Dwight Gradin, Mission Training International (http://www.mti.org/)

If you see language learning as an academic course of study, you will approach it that way. Some people have only one model, one way to engage any intense learning experience: “Hit the books; study like mad; cram at the last minute.”

Hopefully, the following will give you a better way to look at language and language learning. Ponder the significance of each statement. It should influence your thinking in a certain way.

First a couple important distinctions before getting into the statements:

First-versus-second (or child-versus-adult) language learning. Obviously, you cannot learn another language like you learned your first one because ‘the slate is no longer clean’. You have already gone through the process and have ‘locked in’ to basically one linguistic pattern. (Note: When little children enter another language, they are still in their first language learning stage and so take in the next language as part of that developmental process. In fact, some children treat it all as one language; they just talk differently, depending on the person they’re talking to.)

Language acquisition-versus-language learning. Technically, acquisition happens without conscious effort and learning happens by conscious effort (and hard study). Little children get their language(s) mostly by acquisition. Adults try to learn language by hard study with much effort. However, as necessary as study is, adults can get much of a new language via acquisition if it is structured properly, as we shall see.
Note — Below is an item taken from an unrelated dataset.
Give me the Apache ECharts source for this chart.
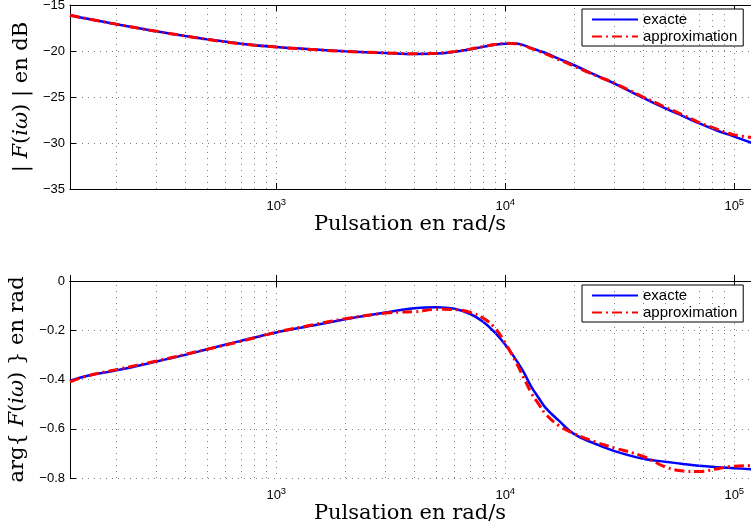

Summary of the 5 statements:

  1. Language is a human ability. You acquired your first one almost automatically. Understanding key elements of that first process will help in learning the next one. There is one element you should use and one you shouldn’t.
  2. Language is a personal production. You developed your own unique version of your native language. You will do the same thing this time. There’s good news and bad news about that.
  3. Language is a social activity, not an academic exercise. Language has one main purpose: to communicate. This tells us where the emphasis should be placed as you learn the new one.
  4. Language is a cultural expression. As you send and receive messages in your own language, the full meanings and assumptions are automatically there because you have had years of experience in it. This raises certain issues and pitfalls as you attempt to learn this new language.
  5. Language is a structured system. It has rules. As you acquired you mother tongue, you naturally assimilated the grammar rules. Some of that can happen this time as well.